La calda intimità di una stanza d’albergo quasi fuori dal mondo che ospita i due amanti cosparsi da simbolica cenere atomica. Eloquenti panoramiche orizzontali ad esplorare minuziosamente un’immane tragedia del secolo scorso. Una voce dolente, strozzata dal cordoglio, a commentare con toni solenni le agghiaccianti immagini di repertorio che si susseguono lentissime, dalle cadenze pressoché irreali. Il lento e dolente incedere della macchina da presa che fa luce sulle macerie umane dell’epoca. “Hiroshima mon amour” esordisce come un sommesso cantico volto a scongiurare ulteriori atrocità della guerra, un atto di condanna nei confronti delle efferatezze dell’animo umano sullo sfondo di un’umanità distorta e sventrata dalla sua stessa mano, un inno tragico innalzato contro la cecità della follia terrena destinata a perpetuarsi di continuo, una testimonianza in bilico tra PASSATO e PRESENTE, tra dubbio e colpevolezza, tra incredulità e constatazione, tra disincanto e pessimismo.

Volti come maschere tragiche, la cui intensità dolente è evocata di continuo in primi piani intensissimi, dallo sguardo rivolto verso un punto lontano nello spazio e nel tempo, dove le illusioni collimano con i disinganni ed il potere della perdita è dotato di un impatto traumatico tale da fare la differenza tra la vita e la morte dell’anima: la forza del cinema di Resnais esplode in tutta la sua potenza in un anno cruciale per la Nouvelle Vague francese (Fino all’ultimo respiro, i Quattrocento colpi, il Segno del leone).

Meno celebrale ed algido rispetto al successivo “L’anno scorso a Marienbad”, “Hiroshima mon amour” è caratterizzato oltretutto da uno schema diametralmente opposto. Laddove la forza straniata del ricordo si riduceva ad una complessa evocazione di fatti ipotetici sospesi tra sogno e realtà disposti in modo da veleggiare in una dimensione vagamente aleatoria, nel presente caso la memoria del passato, rinvigorita da una realtà del presente che poggia su basi ben più solide, prende forza e consistenza riempiendosi del sapore acre del sangue e del fuoco di un’irreversibile passione stemperata dalla morte e dalla vergogna, pervenendo sulla spinta di un’estemporanea autoimmedesimazione ad un vero e proprio stato di idealizzazione amorosa fino a far coincidere l’identità del passato (il soldato tedesco ucciso) con quella del presente (l’uomo di Hiroshima), entrambe investite dello stesso potere dirompente della passione.
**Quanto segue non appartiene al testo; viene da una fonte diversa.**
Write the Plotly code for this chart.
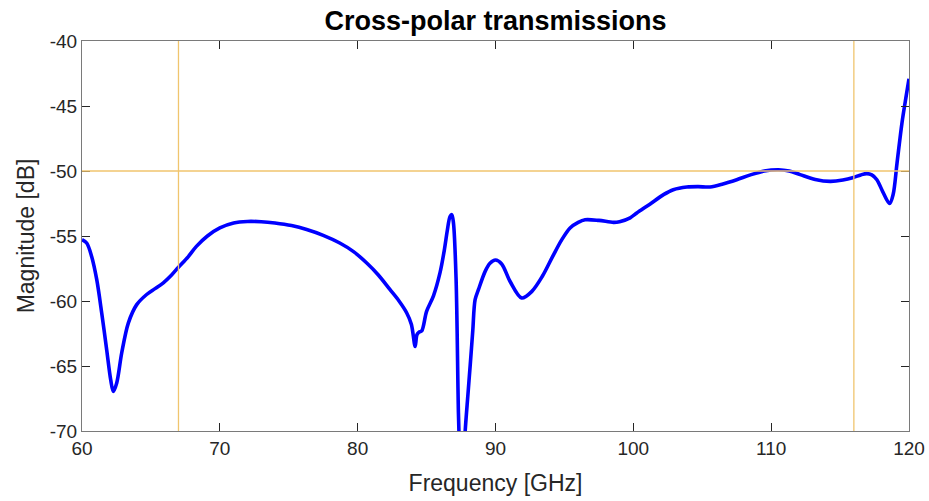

La forza del ricordo giunge tramite un processo di elevazione a passare dal particolare all’universale, investendo di sé e della sua potenza dirompente l’intero ambiente circostante fino ad inneggiare apertamente alla propria insaziabile fame di LIBERTÀ, PASSIONE e MORTE. Di conseguenza il gioco della memoria giunge a farsi (iper)doloroso ed intensamente partecipe fino a sconfinare in un dominio vagamente allucinatorio.

Caratterizzato da un uso particolarissimo dei flashback, che procedono in maniera frammentata ed aggregante, del tutto svincolati da una qualsiasi progressione temporale, “Hiroshima mon amour” è da considerare la sublimazione del concetto di AMORE, in contrapposizione a quello dell’ORRORE che aleggia pesantemente nell’atmosfera ancora turbata dal baluginare di remoti bagliori di morte. Ma Resnais è conscio che una tale contrapposizione rischia di dimorare stabilmente nel regno dell’utopia, e per tale motivo affida al potere salvifico dell’OBLIO il compito di pervenire gradualmente ad una reciproca cancellazione delle due realtà dicotomiche. La cosa si rende evidente nella ferrea risoluzione finale impressa sul volto di Emmanuelle Riva, antitesi della Delphine Seyrig marienbadiana che al contrario sa di non poter ricordare o che forse costituisce solamente la replica di un qualcosa che non esiste più o che non é mai esistito perché generato dalla sola forza di un ricordo alimentato dall’ immaginazione, per cui il ricordo equivale a pura sostanza incorporea, immateriale, del tutto aliena alla mente. E da Hiroshima a Marienbad il passo è breve, la realtà violentata che approda e muta pelle nel regno del vagheggiamento. Per ripartire da zero. Per potere alla fine dimenticare. Per continuare a veleggiare nell’oblio.